Writing her first symphony should have been nerve-wracking, but it was more of a triumph.
“[This is] me being able to walk into that unknown and show people that you can step outside of your fear — you can have a second chance at life even if you have major traumatic things that have happened to you,” she says.
She says it also made her stronger in her belief that we all can do anything we put our minds to. “I don’t care if I don’t have these credentials or if I don’t write this music on a staff or if I don’t do these classical things and have this technical talk that y’all have.

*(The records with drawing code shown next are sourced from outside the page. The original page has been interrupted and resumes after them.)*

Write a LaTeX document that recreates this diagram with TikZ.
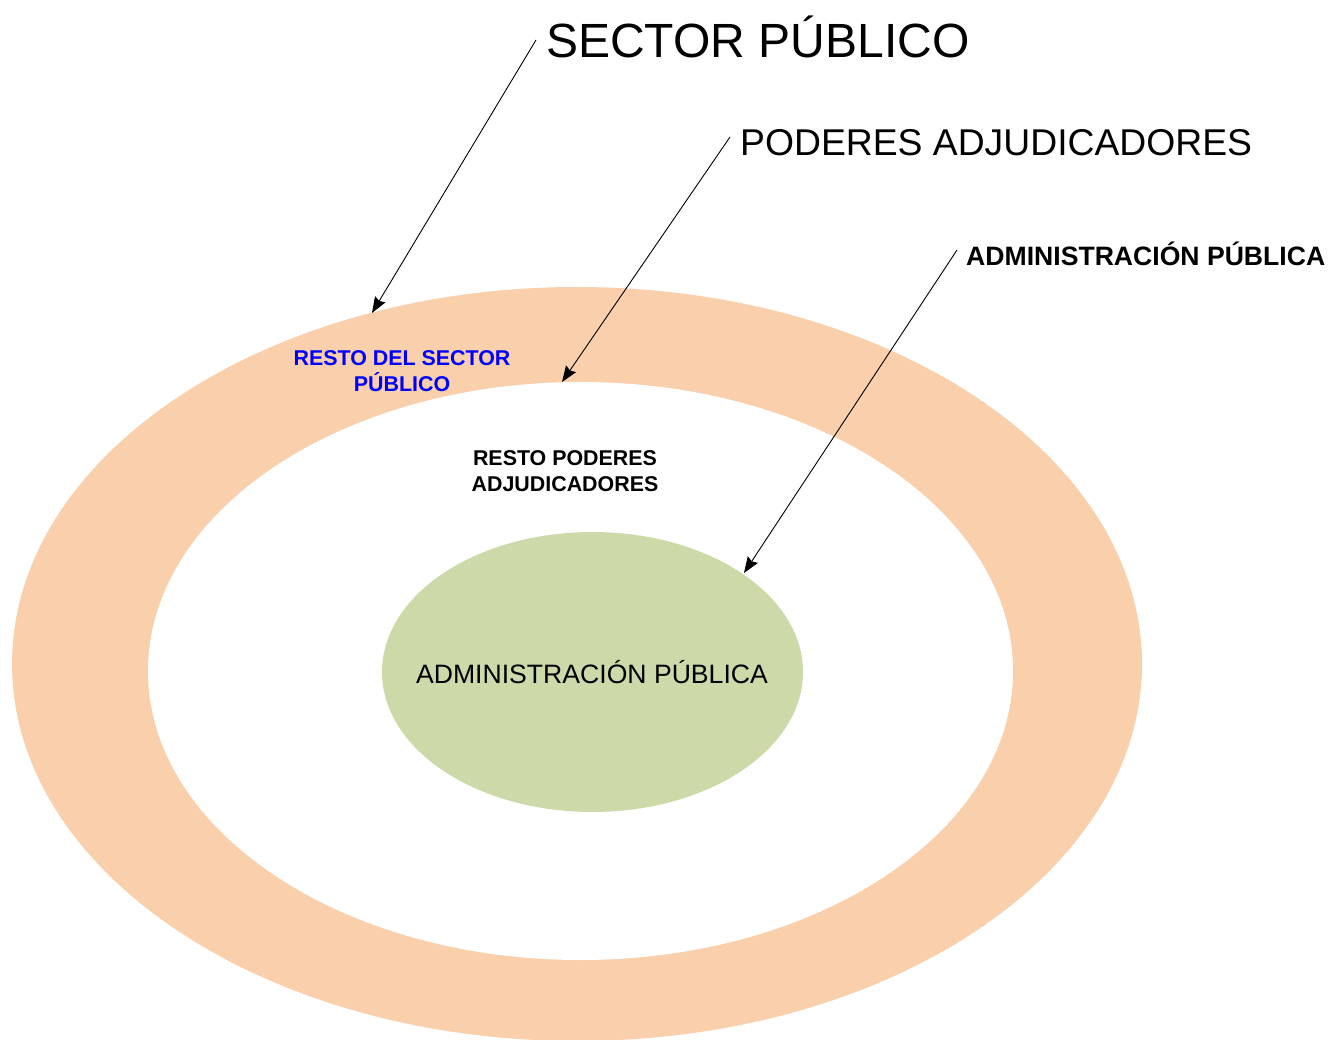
\documentclass[tikz,border=0pt]{standalone}
\usepackage{fontspec}
\setmainfont{Liberation Sans}
\usetikzlibrary{arrows.meta}
\definecolor{peach}{RGB}{250,207,171}
\definecolor{sage}{RGB}{204,218,169}
\definecolor{bluetxt}{RGB}{0,0,255}
\begin{document}
\begin{tikzpicture}[x=1pt,y=-1pt,
  pointer/.style={draw=black,line width=0.9pt,-{Stealth[length=16pt,width=12pt,inset=2pt]}},
  title/.style={anchor=west,inner sep=0pt,text=black},
  inlabel/.style={align=center,inner sep=0pt,font=\fontsize{21.4}{26.5}\selectfont\bfseries}]
\useasboundingbox (0,0) rectangle (1333,1040);
\fill[white] (0,0) rectangle (1333,1040);
% ellipses
\fill[peach] (577,664) ellipse [x radius=565, y radius=377];
\fill[white] (580.5,671) ellipse [x radius=432.5, y radius=289];
\fill[sage] (592.5,672) ellipse [x radius=210.5, y radius=140];
% texts
\node[title,font=\fontsize{48}{56}\selectfont] (sp) at (546,37) {SECTOR PÚBLICO};
\node[title,font=\fontsize{37.3}{44}\selectfont] (pa) at (740,143) {PODERES ADJUDICADORES};
\node[title,font=\fontsize{26.6}{30}\selectfont\bfseries] (ap) at (966,254) {ADMINISTRACIÓN PÚBLICA};
\node[inlabel,text=bluetxt] (rsp) at (402,371) {RESTO DEL SECTOR\\PÚBLICO};
\node[inlabel,text=black] (rpa) at (565,471) {RESTO PODERES\\ADJUDICADORES};
\node[inner sep=0pt,font=\fontsize{26.6}{30}\selectfont] (apin) at (592,672) {ADMINISTRACIÓN PÚBLICA};
% arrow ends
\coordinate (s1) at (536,40);
\coordinate (e1) at (372,313);
\coordinate (s2) at (730,137);
\coordinate (e2) at (562,382);
\coordinate (s3) at (957,250);
\coordinate (e3) at (744,573);
\draw[pointer] (s1) -- (e1);
\draw[pointer] (s2) -- (e2);
\draw[pointer] (s3) -- (e3);
\end{tikzpicture}
\end{document}
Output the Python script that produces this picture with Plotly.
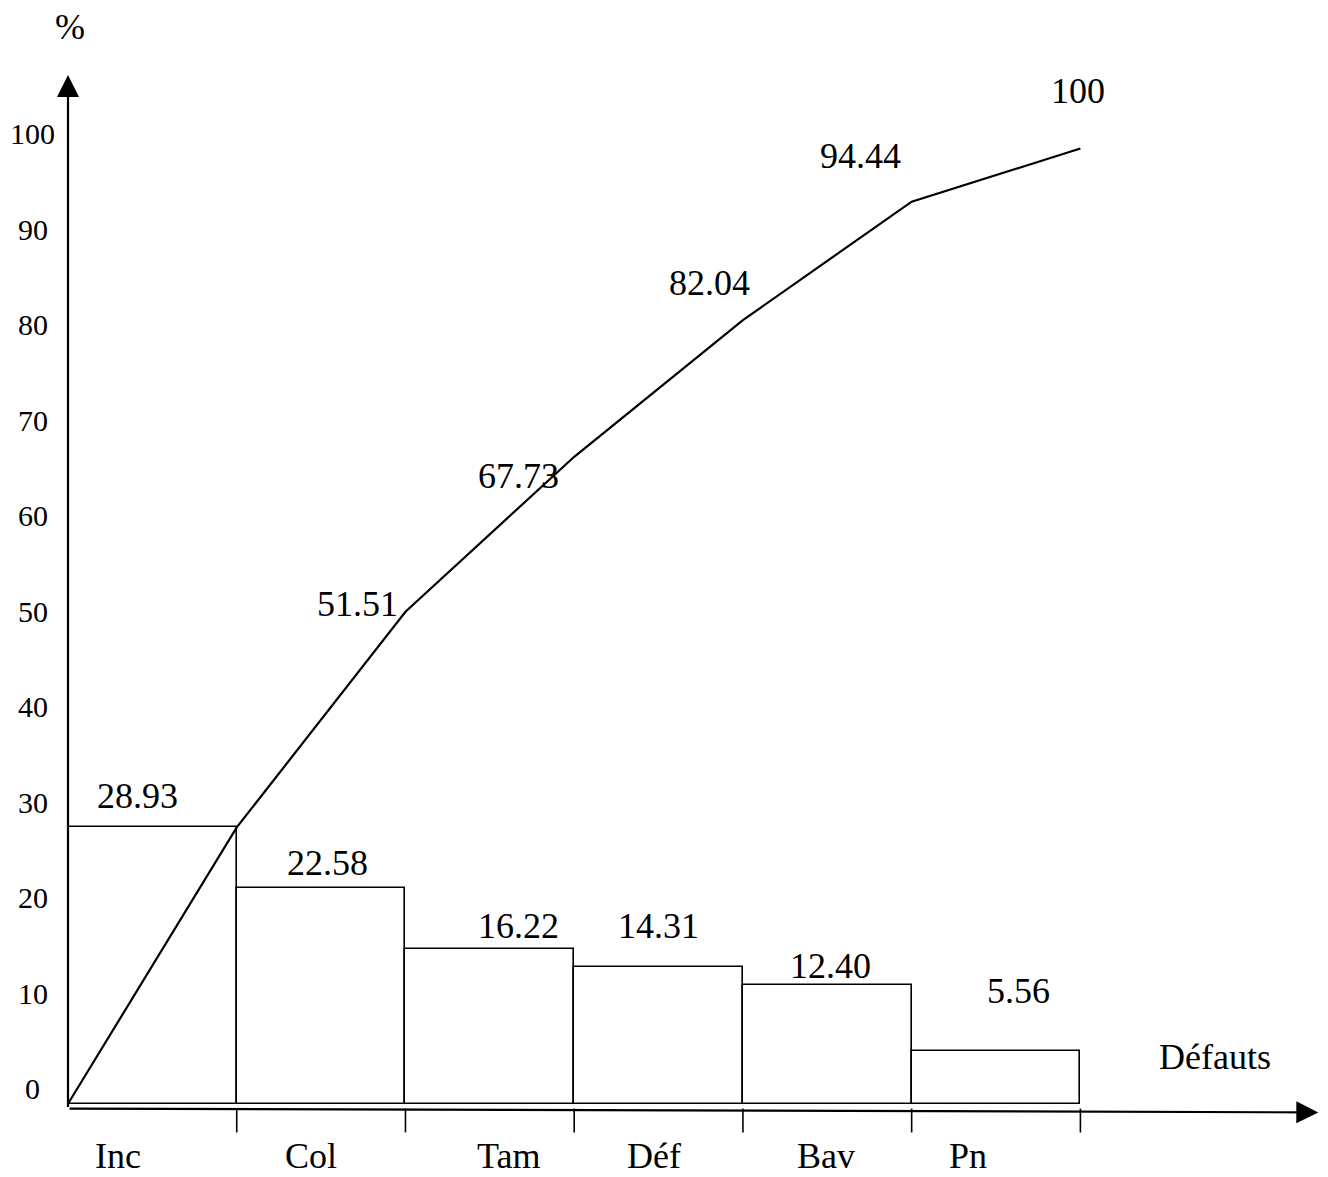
import plotly.graph_objects as go

# ---- data ----
categories = ["Inc", "Col", "Tam", "Déf", "Bav", "Pn"]
percent = [28.93, 22.58, 16.22, 14.31, 12.40, 5.56]
cumulative = [28.93, 51.51, 67.73, 82.04, 94.44, 100]
y_ticks = [0, 10, 20, 30, 40, 50, 60, 70, 80, 90, 100]
y_title = "%"
x_title = "Défauts"

# ---- label placement (layout only) ----
bar_label_pos = [(0.409, 32.24), (1.536, 25.23), (2.668, 18.63),
                 (3.498, 18.63), (4.518, 14.45), (5.632, 11.83)]
cum_label_pos = [None, (1.713, 52.34), (2.668, 65.74), (3.80, 85.94),
                 (4.696, 99.24), (5.988, 106.06)]
cat_label_x = [0.296, 1.441, 2.609, 3.474, 4.494, 5.336]

FONT = "Liberation Serif, Times New Roman, serif"
n = len(categories)
XR = [0, 7.42]
YR = [-4, 107.7]


def px(x):
    return (x - XR[0]) / (XR[1] - XR[0])


def py(y):
    return (y - YR[0]) / (YR[1] - YR[0])


fig = go.Figure()
fig.add_trace(go.Bar(
    x=[i + 0.5 for i in range(n)], y=percent, width=1,
    marker=dict(color="white", line=dict(color="black", width=1.6)),
    hoverinfo="skip", showlegend=False))
fig.add_trace(go.Scatter(
    x=list(range(n + 1)), y=[0] + cumulative, mode="lines",
    line=dict(color="black", width=2.2), showlegend=False, hoverinfo="skip"))

ann = []
# axes arrows
ann.append(dict(x=0, y=107.7, ax=0, ay=-0.5, xref="x", yref="y", axref="x", ayref="y",
                showarrow=True, arrowhead=2, arrowsize=2.0, arrowwidth=2.2,
                arrowcolor="black", text="", standoff=0))
ann.append(dict(x=7.41, y=-0.9, ax=0, ay=-0.5, xref="x", yref="y", axref="x", ayref="y",
                showarrow=True, arrowhead=2, arrowsize=2.0, arrowwidth=2.2,
                arrowcolor="black", text="", standoff=0))

C = dict(xanchor="center", yanchor="middle", showarrow=False)
# y tick labels
for v in y_ticks:
    ann.append(dict(x=px(-0.2075), y=py(v), xref="paper", yref="paper", text=str(v),
                    yshift=15, font=dict(family=FONT, size=30, color="black"), **C))
# bar labels
for (x, y), v in zip(bar_label_pos, percent):
    ann.append(dict(x=x, y=y, xref="x", yref="y", text=f"{v:.2f}",
                    font=dict(family=FONT, size=36, color="black"), **C))
# cumulative labels
for pos, v in zip(cum_label_pos, cumulative):
    if pos is None:
        continue
    txt = f"{v:.2f}" if v != 100 else "100"
    ann.append(dict(x=pos[0], y=pos[1], xref="x", yref="y", text=txt,
                    font=dict(family=FONT, size=36, color="black"), **C))
# category labels
for x, c in zip(cat_label_x, categories):
    ann.append(dict(x=px(x), y=py(-5.45), xref="paper", yref="paper", text=c,
                    font=dict(family=FONT, size=36, color="black"), **C))
# axis titles
ann.append(dict(x=px(0.01), y=py(112.7), xref="paper", yref="paper", text=y_title,
                font=dict(family=FONT, size=36, color="black"), **C))
ann.append(dict(x=6.80, y=4.92, xref="x", yref="y", text=x_title,
                font=dict(family=FONT, size=36, color="black"), **C))

# tick marks under x axis at bar edges
shapes = []
for i in range(1, n + 1):
    shapes.append(dict(type="line", xref="x", yref="y", x0=i, x1=i, y0=-0.5, y1=-3.0,
                       line=dict(color="black", width=1.6)))

fig.update_layout(
    width=1320, height=1169,
    margin=dict(l=60, r=8, t=67, b=35),
    paper_bgcolor="white", plot_bgcolor="white",
    xaxis=dict(range=XR, visible=False, fixedrange=True),
    yaxis=dict(range=YR, visible=False, fixedrange=True),
    annotations=ann, shapes=shapes, bargap=0,
)

fig.write_html("out.html")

“And, I want people to have that same kind of confidence and not thinking that they have to have these things in order to get the opportunities in life that they want to get. Some stuff we really have the power to make happen, and we can step outside of the barriers that are against us and still be like, ‘Nah, I’m going to get this done.’”
But that triumph didn’t happen overnight. French has more than 20 years in the music industry, even longer in the theater, appearing in her first production at the age of five. But she hit a low point even before the back-to-back deaths of her parents in 2010 and 2011. “I was already feeling defeated about the industry. I had stopped gigging. I was just done.”
She packed her bags and left for Hawaii. “I went somewhere that I’ve never been in my life. I knew nobody down there. I just kind of had gotten a word in my head that said, ‘If you don’t go, you will die.’ And not necessarily in a physical way, but everything that I have been and that I’ve come this far to be, I will lose that if I didn’t get away from here and go heal and go heed the word.”
She returned in 2013 with a newfound passion for music and for the past six years has been on the grind — forming a band, releasing a full-length album, and receiving numerous awards (including an Emmy, First Avenue’s Best New Band in 2014, and City Pages’ Best New R&B Artist in 2015).
“I’m a believer in manifestation and all that — I came back with the intention and with the purpose and with a very strong knowing of what I was trying to achieve. But, for me to come back and then all this stuff starts happening… I really could hear my mother telling me, ‘Nah, you got to go back home. You’re not done.’”
And, she’s still moving forward. Even before its world premiere, the piece is garnering major buzz. Twin Cities PBS has followed her creative process and will feature the piece in its award-winning “MN Original” series, and MPR has committed to recording the symphony’s debut. French is also mapping out future performances.
When asked what she hopes to leave on the stage, she says it’s the “legacy of her mother’s love. I hope that everything that pours out of me shows how profound her effect was on me and on the community.”
She also hopes the piece speaks to the spirit of the old Rondo neighborhood. “I hope [the audience] understands how much I love and value where we come from and the things that have made us who we are together.”
She adds, “If I keep telling my stories, stories about the people that were in the community or the community itself, you can’t erase us.”
“A Requiem for Zula” will debut as part of SPCO’s inaugural Tapestry19 Festival. The show will run Friday, Feb. 15 and Saturday, Feb. 16 at 8 pm at Ordway Concert Hall in St. Paul. It will also run Sunday, Feb. 17, 2 pm at Benson Great Hall in Arden Hills.